Stronger Together: South Africa leads the charge!

Malaysians should offer our congratulations and admiration to the people and Government of South Africa for using its unqualified accession to the 1948 UN Convention on the Prevention and Punishment of the Crime of Genocide (Genocide Convention) on 10 Dec 1998, to move for Israel to be referred to the International Court of Justice in the Netherlands for committing crimes of genocide against the people of Palestine.

In doing so, we should reflect on and recognise two realities: Firstly with a dash of circumspection, that despite the Malaysian Government being one of the most consistent and vocal supporters of the plight of Palestinians, the right of statehood for Palestine and the end of Israel’s occupation of Palestinian Occupied Territories through the decades, it was ultimately a non-Muslim African BRICS nation that pursued this unprecedented action under the provisions of a longstanding United Nations Convention and under International Law.

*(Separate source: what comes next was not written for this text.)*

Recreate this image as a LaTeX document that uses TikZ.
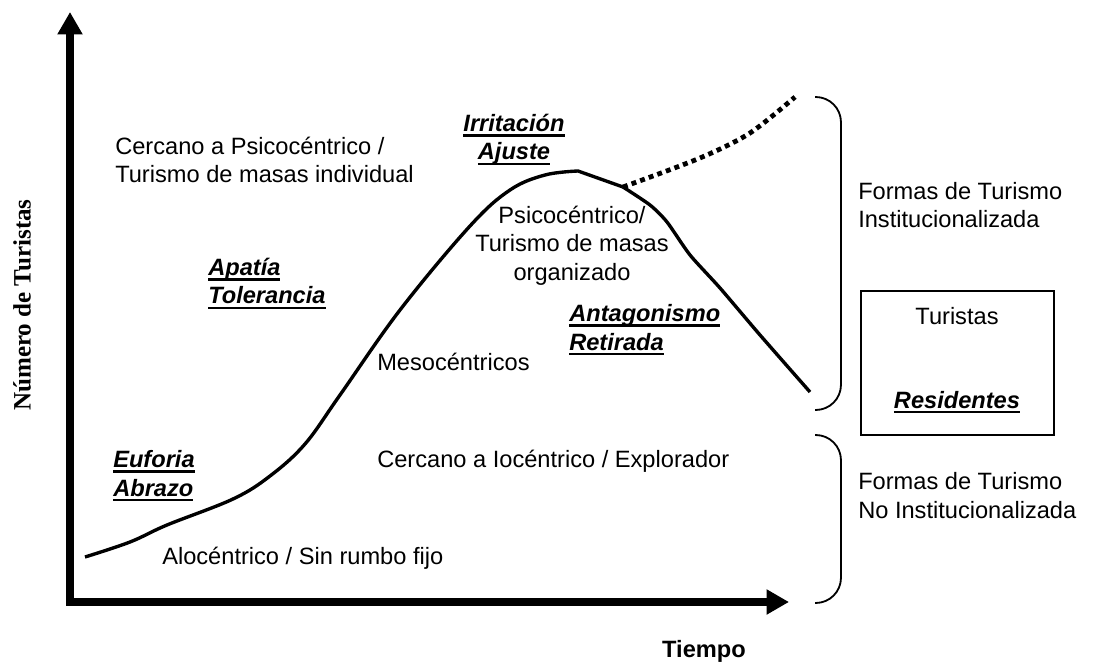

Secondly, perhaps with an even greater dose of humility, we should recognise that when Malaysia itself acceded to the Genocide Convention on 20 Dec 1994 (after a decision and approval by the Malaysian Cabinet), the Government at that time did so while declaring this particular reservation:

“That with reference to article IX of the Convention, before any dispute to which Malaysia is a party may be submitted to the jurisdiction of the International Court of Justice under this article, the specific consent of Malaysia is required in each case.”

South Africa and Israel made no such reservation when both acceded to the Genocide Convention which is why South Africa is able to request for Israel to be referred to the International Court of Justice – and why Israel is unable to refuse. [Israel itself was a founding signatory to the Genocide Convention on 17 Aug 1949].

Furthermore, on 23 February 1996 shortly after Malaysia and Singapore’s accession to the Convention, the Netherlands which hosts the ICJ, issued this declaration:

With regard to the reservations made by Malaysia and Singapore made upon accession:
“The Government of the Kingdom of the Netherlands recalls its declaration made on 20 June 1966 on the occasion of the accession [to the said Convention].

“Accordingly, the Government of the Netherlands declares that it considers the reservations made by Malaysia and Singapore in respect of article IX of the Convention incompatible with the object and purpose of the Convention.
The Government of the Kingdom of the Netherlands does not consider Malaysia and Singapore Parties to the Convention.”

The United Kingdom issued the following declaration in March 1996:

With regard to reservations to article IX made by Malaysia and Singapore upon accession:
“The Government of the United Kingdom of Great Britain and Northern Ireland have consistently stated that they are unable to accept reservations to article IX. In their view, these are not the kind of reservations which intending parties to the Convention have the right to make. Accordingly, the Government of the United Kingdom do not accept the reservations entered by the Government of Singapore and Malaysia to article IX of the Convention.”

In short, while South Africa is able to initiate action under international law against Israel for the crimes of genocide committed against the Palestinian people, Malaysia is unable to do the same because it is not regarded as being a full and legitimate party to the international law that makes this a crime.

This is the true import and weight of the legal-diplomatic action by Government of South Africa. So the next time you meet someone from South Africa, shake their hand and thank them for their government’s steadfast courage and principles that have stood the test of time.

Malaysia can regain our dignity by discarding our exceptionalism, work to withdraw our reservation under the Genocide Convention and hold true our common humanity and obligations under international law.